---------- Listed records ----------

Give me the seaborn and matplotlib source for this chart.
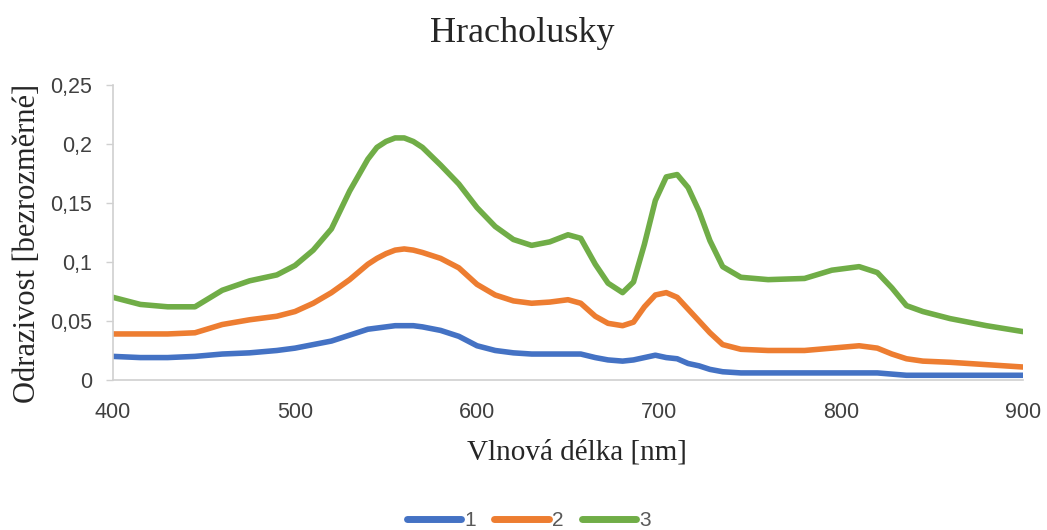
import matplotlib
matplotlib.use("Agg")
import matplotlib.pyplot as plt
import seaborn as sns
import pandas as pd
from matplotlib.ticker import FuncFormatter

wavelength = [400, 415, 430, 445, 460, 475, 490, 500, 510, 520, 530, 540, 545, 550, 555,
              560, 565, 570, 580, 590, 600, 610, 620, 630, 640, 650, 657, 665, 672, 680,
              686, 692, 698, 704, 710, 716, 722, 728, 735, 745, 760, 780, 795, 810, 820,
              828, 836, 845, 860, 880, 900]

series_1 = [0.020, 0.019, 0.019, 0.020, 0.022, 0.023, 0.025, 0.027, 0.030, 0.033, 0.038,
            0.043, 0.044, 0.045, 0.046, 0.046, 0.046, 0.045, 0.042, 0.037, 0.029, 0.025,
            0.023, 0.022, 0.022, 0.022, 0.022, 0.019, 0.017, 0.016, 0.017, 0.019, 0.021,
            0.019, 0.018, 0.014, 0.012, 0.009, 0.007, 0.006, 0.006, 0.006, 0.006, 0.006,
            0.006, 0.005, 0.004, 0.004, 0.004, 0.004, 0.004]

series_2 = [0.039, 0.039, 0.039, 0.040, 0.047, 0.051, 0.054, 0.058, 0.065, 0.074, 0.085,
            0.098, 0.103, 0.107, 0.110, 0.111, 0.110, 0.108, 0.103, 0.095, 0.081, 0.072,
            0.067, 0.065, 0.066, 0.068, 0.065, 0.054, 0.048, 0.046, 0.049, 0.062, 0.072,
            0.074, 0.070, 0.060, 0.050, 0.040, 0.030, 0.026, 0.025, 0.025, 0.027, 0.029,
            0.027, 0.022, 0.018, 0.016, 0.015, 0.013, 0.011]

series_3 = [0.070, 0.064, 0.062, 0.062, 0.076, 0.084, 0.089, 0.097, 0.110, 0.128, 0.160,
            0.187, 0.197, 0.202, 0.205, 0.205, 0.202, 0.197, 0.182, 0.166, 0.146, 0.130,
            0.119, 0.114, 0.117, 0.123, 0.120, 0.098, 0.082, 0.074, 0.083, 0.115, 0.152,
            0.172, 0.174, 0.163, 0.143, 0.118, 0.096, 0.087, 0.085, 0.086, 0.093, 0.096,
            0.091, 0.078, 0.063, 0.058, 0.052, 0.046, 0.041]

series_names = ["1", "2", "3"]
colors = ["#4472C4", "#ED7D31", "#70AD47"]
x_ticks = [400, 500, 600, 700, 800, 900]
y_ticks = [0, 0.05, 0.1, 0.15, 0.2, 0.25]

rows = []
for name, vals in zip(series_names, [series_1, series_2, series_3]):
    for w, v in zip(wavelength, vals):
        rows.append({"wl": w, "val": v, "serie": name})
df = pd.DataFrame(rows)

sns.set_style("white")
plt.rcParams["font.family"] = ["Liberation Serif", "DejaVu Serif"]

fig = plt.figure(figsize=(10.47, 5.30), dpi=100)
ax = fig.add_axes([0.108, 0.283, 0.869, 0.557])

sns.lineplot(data=df, x="wl", y="val", hue="serie", palette=colors,
             linewidth=4.0, ax=ax, legend=True)
for line in ax.get_lines():
    line.set_solid_capstyle("round")
    line.set_solid_joinstyle("round")

ax.set_xlim(400, 900)
ax.set_ylim(0, 0.25)
ax.set_xticks(x_ticks)
ax.set_yticks(y_ticks)
fmt = FuncFormatter(lambda v, p: ("%g" % round(v, 2)).replace(".", ","))
ax.yaxis.set_major_formatter(fmt)
for lab in ax.get_xticklabels() + ax.get_yticklabels():
    lab.set_family("Liberation Sans")
ax.tick_params(axis="both", labelsize=15.5, labelcolor="#404040")
ax.tick_params(axis="y", length=5, width=1, color="#D0D0D0", direction="out",
               left=True, pad=10)
ax.tick_params(axis="x", length=0, pad=16)

for s in ["top", "right"]:
    ax.spines[s].set_visible(False)
for s in ["left", "bottom"]:
    ax.spines[s].set_color("#D0D0D0")
    ax.spines[s].set_linewidth(1.2)

ax.set_xlabel("Vlnová délka [nm]", fontsize=21)
ax.set_ylabel("Odrazivost [bezrozměrné]", fontsize=22)
ax.xaxis.set_label_coords(0.51, -0.2)
ax.yaxis.set_label_coords(-0.078, 0.464)
fig.text(0.499, 0.937, "Hracholusky", ha="center", va="center", fontsize=26)

handles, labels = ax.get_legend_handles_labels()
ax.legend_.remove()
leg = fig.legend(handles, labels, loc="center", bbox_to_anchor=(0.505, 0.017),
                 ncol=3, frameon=False, handlelength=2.6, handletextpad=0.15,
                 columnspacing=0.9, prop={"family": "Liberation Sans", "size": 15})
for t in leg.get_texts():
    t.set_color("#595959")
for h in leg.get_lines():
    h.set_linewidth(5)
    h.set_solid_capstyle("round")

fig.savefig("out.png", dpi=100)
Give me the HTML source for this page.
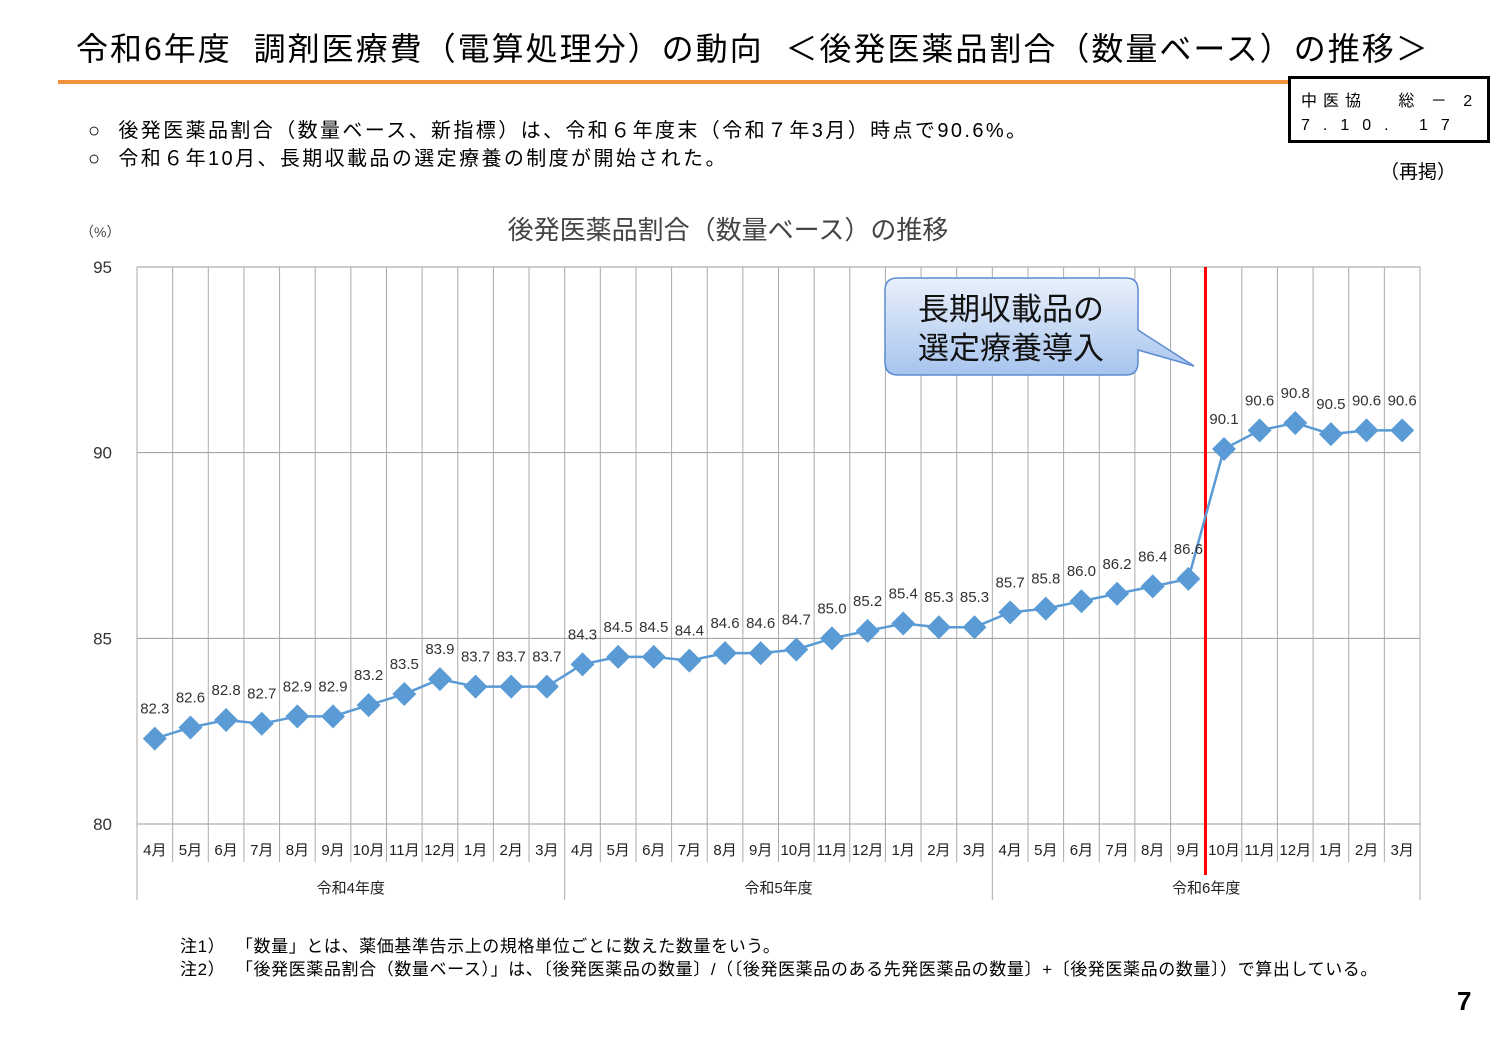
<!DOCTYPE html>
<html><head><meta charset="utf-8"><style>
body{margin:0;width:1499px;height:1038px;background:#fff;font-family:"Liberation Sans","Noto Sans CJK JP",sans-serif;position:relative;overflow:hidden}
.a{position:absolute;white-space:nowrap;color:#000}
</style></head><body>
<div class="a" style="left:76px;top:24px;font-size:32px;letter-spacing:2px">令和6年度&nbsp; 調剤医療費（電算処理分）の動向&nbsp; ＜後発医薬品割合（数量ベース）の推移＞</div>
<div class="a" style="left:58px;top:80px;width:1230px;height:4px;background:#f0923b"></div>
<div class="a" style="left:1288px;top:76px;width:196px;height:61px;border:3px solid #000;font-size:16px;">
<div class="a" style="left:10px;top:8px;letter-spacing:6px">中医協&nbsp;&nbsp;&nbsp;総&nbsp;－&nbsp;2</div>
<div class="a" style="left:10px;top:38px;letter-spacing:13px">7.10.&nbsp;17</div></div>
<div class="a" style="left:1380px;top:157px;font-size:19px;">（再掲）</div>
<div class="a" style="left:88px;top:114px;font-size:20px;letter-spacing:2.4px">○&nbsp; 後発医薬品割合（数量ベース、新指標）は、令和６年度末（令和７年3月）時点で90.6%。</div>
<div class="a" style="left:88px;top:142px;font-size:20px;letter-spacing:2.4px">○&nbsp; 令和６年10月、長期収載品の選定療養の制度が開始された。</div>
<div class="a" style="left:180px;top:932px;font-size:17px;letter-spacing:0.6px">注1）&nbsp; 「数量」とは、薬価基準告示上の規格単位ごとに数えた数量をいう。</div>
<div class="a" style="left:180px;top:955px;font-size:17px;letter-spacing:0.6px">注2）&nbsp; 「後発医薬品割合（数量ベース）」は、〔後発医薬品の数量〕/（〔後発医薬品のある先発医薬品の数量〕+〔後発医薬品の数量〕）で算出している。</div>
<div class="a" style="left:1457px;top:986px;font-size:26px;font-weight:bold">7</div>
<svg id="s" width="1499" height="1038" style="position:absolute;left:0;top:0" xmlns="http://www.w3.org/2000/svg" font-family="Liberation Sans, Noto Sans CJK JP, sans-serif">
<defs><linearGradient id="g" x1="0" y1="0" x2="0" y2="1"><stop offset="0" stop-color="#e9f0fb"/><stop offset="1" stop-color="#a7c4ee"/></linearGradient></defs>
<text x="728" y="239" font-size="26" text-anchor="middle" fill="#444">後発医薬品割合（数量ベース）の推移</text>
<text x="80" y="237" font-size="14" fill="#444">（%）</text>
</svg>
<script>
var s=document.getElementById('s'),h='';
var d=[82.3,82.6,82.8,82.7,82.9,82.9,83.2,83.5,83.9,83.7,83.7,83.7,84.3,84.5,84.5,84.4,84.6,84.6,84.7,85.0,85.2,85.4,85.3,85.3,85.7,85.8,86.0,86.2,86.4,86.6,90.1,90.6,90.8,90.5,90.6,90.6];
var L=137,R=1420,T=267,B=824,w=(R-L)/36;function Y(v){return B-(v-80)*(B-T)/15}
[80,85,90,95].forEach(function(v){h+='<line x1="'+L+'" x2="'+R+'" y1="'+Y(v)+'" y2="'+Y(v)+'" stroke="#999" stroke-width="1"/><text x="112" y="'+(Y(v)+6)+'" font-size="17" text-anchor="end" fill="#333">'+v+'</text>';});
var m=['4月','5月','6月','7月','8月','9月','10月','11月','12月','1月','2月','3月'];
for(var i=0;i<=36;i++){var x=L+i*w,ex=(i%12==0)?900:862;h+='<line x1="'+x+'" x2="'+x+'" y1="'+T+'" y2="'+ex+'" stroke="#aaa" stroke-width="1"/>';}
for(var i=0;i<36;i++){h+='<text x="'+(L+(i+.5)*w)+'" y="855" font-size="15" text-anchor="middle" fill="#222">'+m[i%12]+'</text>';}
['令和4年度','令和5年度','令和6年度'].forEach(function(t,k){h+='<text x="'+(L+(k*12+6)*w)+'" y="893" font-size="15" text-anchor="middle" fill="#222">'+t+'</text>';});
var p=d.map(function(v,i){return (L+(i+.5)*w)+','+Y(v)}).join(' ');
h+='<line x1="1205.5" x2="1205.5" y1="267" y2="875" stroke="#f00" stroke-width="3"/>';
h+='<polyline points="'+p+'" fill="none" stroke="#5b9bd5" stroke-width="2.5"/>';
d.forEach(function(v,i){var x=L+(i+.5)*w,y=Y(v);h+='<polygon points="'+x+','+(y-12)+' '+(x+12)+','+y+' '+x+','+(y+12)+' '+(x-12)+','+y+'" fill="#5b9bd5"/><text x="'+x+'" y="'+(y-25)+'" font-size="15" text-anchor="middle" fill="#333">'+v.toFixed(1)+'</text>';});
h+='<path d="M898,278 H1126 Q1138,278 1138,290 V330 L1194,366 L1138,350 V362 Q1138,375 1126,375 H898 Q885,375 885,362 V290 Q885,278 898,278 Z" fill="url(#g)" stroke="#5b8bd0" stroke-width="1.5"/>';
h+='<text x="1011" y="320" font-size="31" text-anchor="middle" fill="#111">長期収載品の</text><text x="1011" y="359" font-size="31" text-anchor="middle" fill="#111">選定療養導入</text>';
s.insertAdjacentHTML('beforeend',h);
</script>
</body></html>
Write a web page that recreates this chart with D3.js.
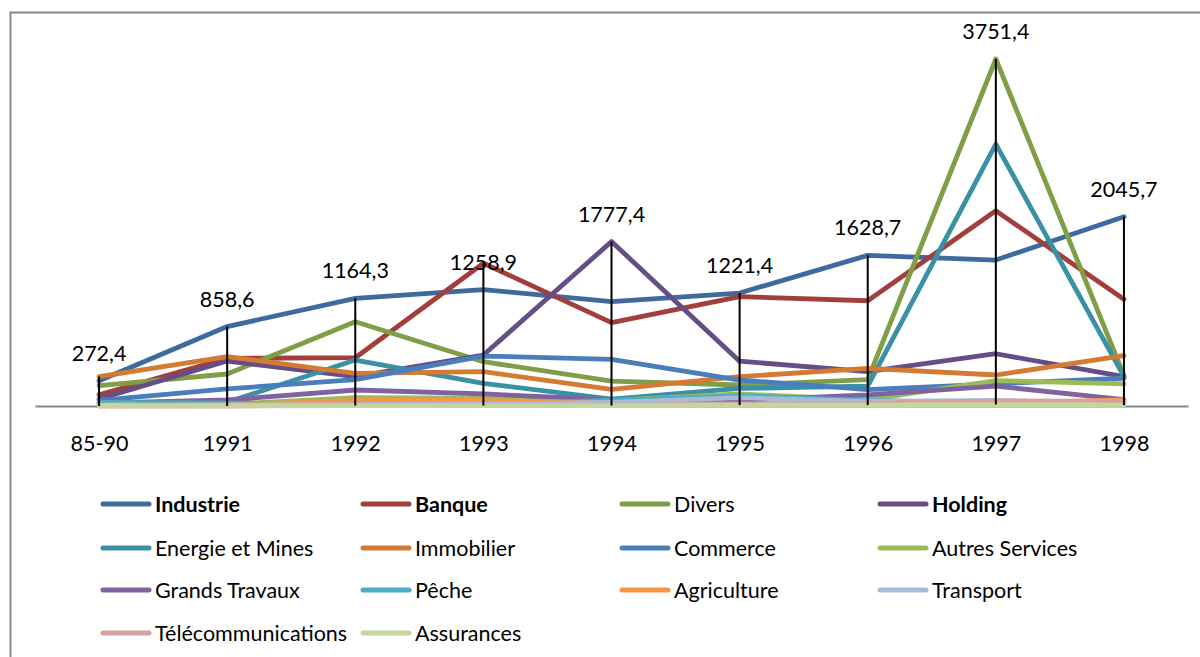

----------

→ **Task requirements**:
Check each line of the entries above, and show every one holding the word "source".

→ **Task result**:
Give me the seaborn and matplotlib source for this chart.
Give me the HTML source for this page.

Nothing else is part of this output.